As the coup turns
Padre Fausto, whom I’ve written on before, runs a training center for health workers in San Juan de Opoa, Copán. Hard to say that it’s unconnected to the Padre’s outspoken criticism of the coup that the center was searched by police yesterday “looking for weapons.” No one, so far, is reported hurt or arrested, but the clinic is “under surveillence and being investigated.” For what… helping people resist diseases?
Earlier today (er, Thursday), CIPOL (“Plan Colombia and Beyond”) wrote “A general strike has closed schools and hospitals and blocked roads. President Zelaya is talking about crossing the border from Nicaragua as early as today.”
The Micheletti regime has definitely broken off all hopes of a negotiated settlement. I never thought the Micheletti gang saw the Costa Rican talks as anything more than a means to buy time to consolidate their position.
With even The Economist — and one can’t get more mainstream conservative that that — weighing in on the stupidity and futility of allowing the farcical “de facto regime” to stay — the Micheletti gang is more and more isolated.
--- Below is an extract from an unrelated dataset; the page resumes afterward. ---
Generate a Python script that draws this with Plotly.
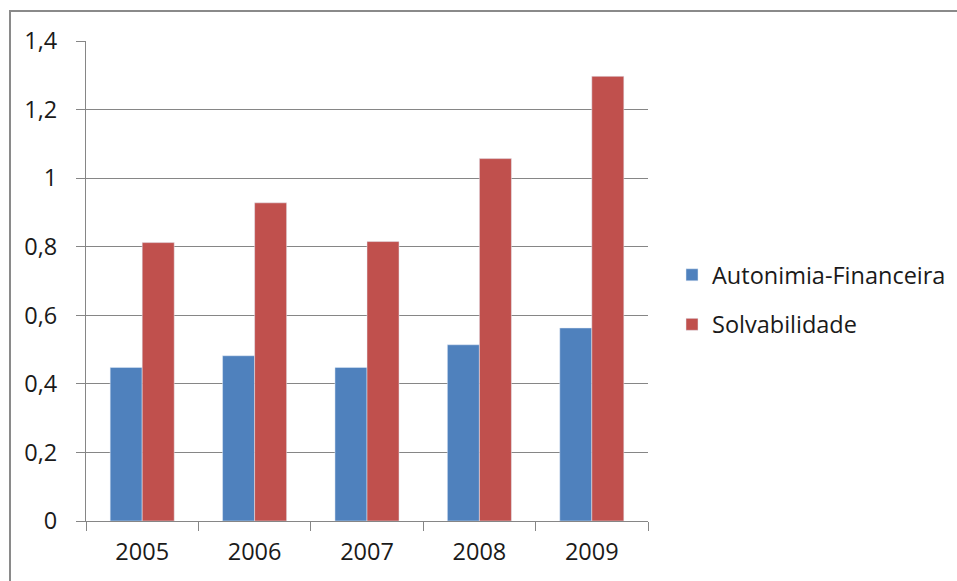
import plotly.graph_objects as go

# Financial ratios by year
years = ["2005", "2006", "2007", "2008", "2009"]
autonomia = [0.448, 0.482, 0.448, 0.514, 0.563]
solvabilidade = [0.812, 0.928, 0.815, 1.057, 1.297]
y_ticks = [0, 0.2, 0.4, 0.6, 0.8, 1.0, 1.2, 1.4]

BLUE = "#4F81BD"
RED = "#C0504D"
GRID = "#868686"
FONT = "Open Sans"
TXT = "#1a1a1a"
FS = 23.5

W, H = 957, 581
L, R, T, B = 86, 309, 41, 60
pw, ph = W - L - R, H - T - B

def px_x(x):
    return (x - L) / pw

def px_y(y):
    return (H - B - y) / ph

fig = go.Figure()
fig.add_trace(go.Bar(x=years, y=autonomia, name="Autonimia-Financeira",
                     marker_color=BLUE, legendgroup="a"))
fig.add_trace(go.Bar(x=years, y=solvabilidade, name="Solvabilidade",
                     marker_color=RED, legendgroup="b"))

fig.update_layout(
    width=W, height=H,
    margin=dict(l=L, r=R, t=T, b=B, pad=0, autoexpand=False),
    paper_bgcolor="white", plot_bgcolor="white",
    separators=",.",
    barmode="group", bargap=0.43, bargroupgap=0,
    font=dict(family=FONT, size=FS, color=TXT),
    showlegend=True,
    legend=dict(x=px_x(672), y=px_y(253), xanchor="left", yanchor="top",
                font=dict(family=FONT, size=FS, color=TXT),
                tracegroupgap=16, bgcolor="rgba(0,0,0,0)"),
    shapes=[dict(type="rect", xref="paper", yref="paper",
                 x0=px_x(10), y0=px_y(11), x1=px_x(1200), y1=px_y(800),
                 line=dict(color="#8a8a8a", width=2), fillcolor="rgba(0,0,0,0)",
                 layer="below")],
)

fig.update_xaxes(
    showline=True, linecolor=GRID, linewidth=1,
    ticks="outside", tickson="boundaries", ticklen=9, tickcolor=GRID,
    showgrid=False, tickfont=dict(size=FS, color=TXT), ticklabelstandoff=10,
)
fig.update_yaxes(
    range=[0, 1.4], tickvals=y_ticks,
    showline=True, linecolor=GRID, linewidth=1,
    ticks="outside", ticklen=9, tickcolor=GRID,
    showgrid=True, gridcolor=GRID, gridwidth=1,
    zeroline=False, tickfont=dict(size=FS, color=TXT), ticklabelstandoff=14,
)

fig.write_html("out.html")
When the regime claimed support by one key regional leader (Alvaro Uribe, the Colombian President who sucessfully changed, possibly by fraud, his nation’ s constitution to allow him a second term, and is now pushing for infinite re-election) the is, in fact, no foreign support for Micheletti outside the far right, mostly among Latin exile circles in the United States and well-heeled expats within Honduras.
With President Zelaya expected to return to Honduras today or tomorrow,what happens next is anyone’s guess.